According to an email sent by Dr. Dave Ulrich, KSD superintendent, similar events occurred the same night at Nipher Middle School and North Kirkwood Middle School. He assured parents and staff that a “full investigation is underway” and that KSD “District administration and Board of Education strongly condemn racism, hate speech and acts of vandalism.”

 

Gary Baldridge, Kirkwood Police Department’s Public Information Officer (PIO), stated that the crime which took place is not being considered a hate crime by the Kirkwood Police Department. Although most information pertaining directly to the case cannot be released since it is considered an actively open investigation, he said the Detective Bureau, reporting officer at the crime and the KHS school resource officers are working the case.

 

“Based on my knowledge, the punishment [for the individual responsible] will mainly be monetary expenses,” Baldridge said. “The crime is considered an ordinance violation, since it is a city charge if property damage. If the damage exceeds $750, then it will be considered a first degree property felony and go to the county and state court.
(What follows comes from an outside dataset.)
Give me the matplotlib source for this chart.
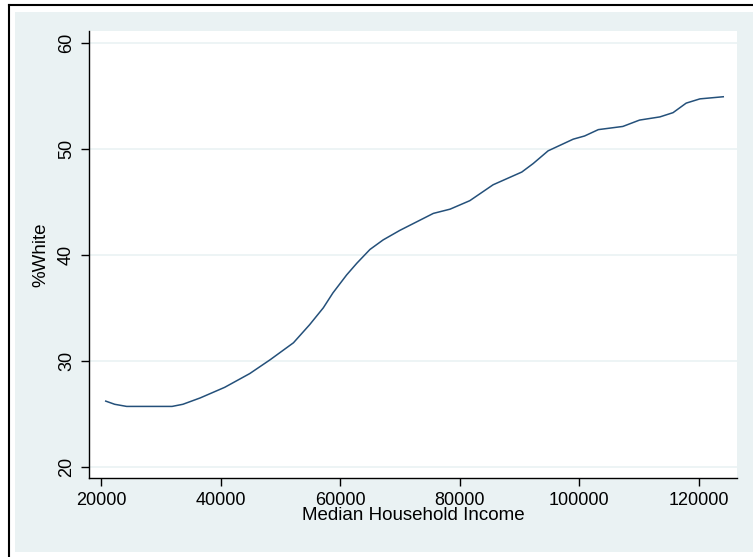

If the damage is under $750, the individual responsible may have to pay back a fine and participate in community service. All punishments are subject to a judge’s discretion.”

 

Dr. Mike Havener, KHS principal, addressed the school on Thursday, Jan. 7 encouraging any student with information to disclose it to the police. According to Havener, KSD will also be punishing the person responsible to their fullest extent.

 

“KHS is committed to recommending the highest level of school punishment for the racial and hateful acts that occurred last night,” Havener said. TKC is still awaiting comment from KSD superintendent’s office.

 

As reported in the article, KPD is currently not labeling the events described as a hate crime. The Call, using the FBI’s definition of “hate crime,” is labeling it as such.

 

This article will be continuously updated as more information is released.